Exercise: Extract each line of the material that follows exactly and omit its pictures.
══ Provided material ══
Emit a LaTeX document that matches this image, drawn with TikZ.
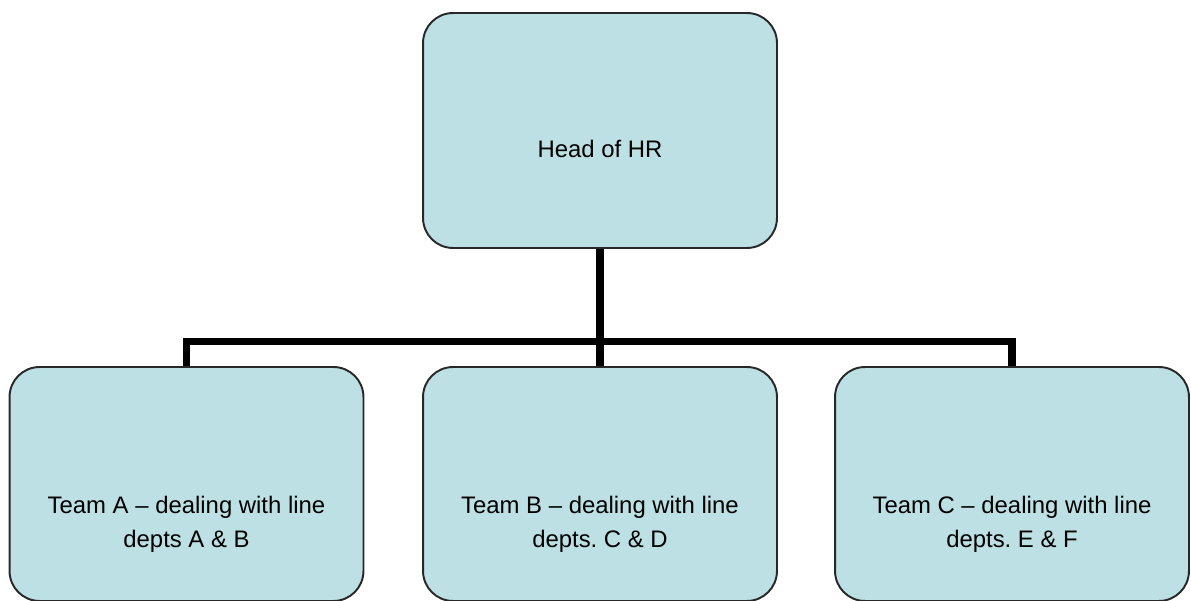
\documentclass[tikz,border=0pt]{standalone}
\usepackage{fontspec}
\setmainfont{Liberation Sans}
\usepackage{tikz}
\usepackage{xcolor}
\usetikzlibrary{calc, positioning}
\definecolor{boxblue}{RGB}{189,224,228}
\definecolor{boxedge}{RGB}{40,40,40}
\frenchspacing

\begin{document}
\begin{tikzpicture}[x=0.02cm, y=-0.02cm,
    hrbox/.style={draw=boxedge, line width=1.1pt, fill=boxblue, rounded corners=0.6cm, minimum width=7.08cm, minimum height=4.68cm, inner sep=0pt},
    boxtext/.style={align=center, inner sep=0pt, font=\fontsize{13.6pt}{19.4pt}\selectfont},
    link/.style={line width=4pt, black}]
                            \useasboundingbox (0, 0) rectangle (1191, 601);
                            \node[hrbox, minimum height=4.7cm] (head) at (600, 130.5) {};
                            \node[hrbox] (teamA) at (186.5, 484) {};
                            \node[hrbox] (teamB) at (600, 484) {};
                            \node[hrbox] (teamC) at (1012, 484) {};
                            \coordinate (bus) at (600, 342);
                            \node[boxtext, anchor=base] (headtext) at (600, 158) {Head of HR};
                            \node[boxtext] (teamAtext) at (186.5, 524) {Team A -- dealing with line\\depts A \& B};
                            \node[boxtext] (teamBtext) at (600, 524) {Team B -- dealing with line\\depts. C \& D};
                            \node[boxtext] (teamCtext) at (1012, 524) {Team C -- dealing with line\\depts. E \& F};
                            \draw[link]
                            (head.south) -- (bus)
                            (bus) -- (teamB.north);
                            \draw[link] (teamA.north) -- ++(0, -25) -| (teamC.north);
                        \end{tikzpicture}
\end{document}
═══
Exercise output:
Emit a LaTeX document that matches this image, drawn with TikZ.
\documentclass[tikz,border=0pt]{standalone}
\usepackage{fontspec}
\setmainfont{Liberation Sans}
\usepackage{tikz}
\usepackage{xcolor}
\usetikzlibrary{calc, positioning}
\definecolor{boxblue}{RGB}{189,224,228}
\definecolor{boxedge}{RGB}{40,40,40}
\frenchspacing

\begin{document}
\begin{tikzpicture}[x=0.02cm, y=-0.02cm,
    hrbox/.style={draw=boxedge, line width=1.1pt, fill=boxblue, rounded corners=0.6cm, minimum width=7.08cm, minimum height=4.68cm, inner sep=0pt},
    boxtext/.style={align=center, inner sep=0pt, font=\fontsize{13.6pt}{19.4pt}\selectfont},
    link/.style={line width=4pt, black}]
                            \useasboundingbox (0, 0) rectangle (1191, 601);
                            \node[hrbox, minimum height=4.7cm] (head) at (600, 130.5) {};
                            \node[hrbox] (teamA) at (186.5, 484) {};
                            \node[hrbox] (teamB) at (600, 484) {};
                            \node[hrbox] (teamC) at (1012, 484) {};
                            \coordinate (bus) at (600, 342);
                            \node[boxtext, anchor=base] (headtext) at (600, 158) {Head of HR};
                            \node[boxtext] (teamAtext) at (186.5, 524) {Team A -- dealing with line\\depts A \& B};
                            \node[boxtext] (teamBtext) at (600, 524) {Team B -- dealing with line\\depts. C \& D};
                            \node[boxtext] (teamCtext) at (1012, 524) {Team C -- dealing with line\\depts. E \& F};
                            \draw[link]
                            (head.south) -- (bus)
                            (bus) -- (teamB.north);
                            \draw[link] (teamA.north) -- ++(0, -25) -| (teamC.north);
                        \end{tikzpicture}
\end{document}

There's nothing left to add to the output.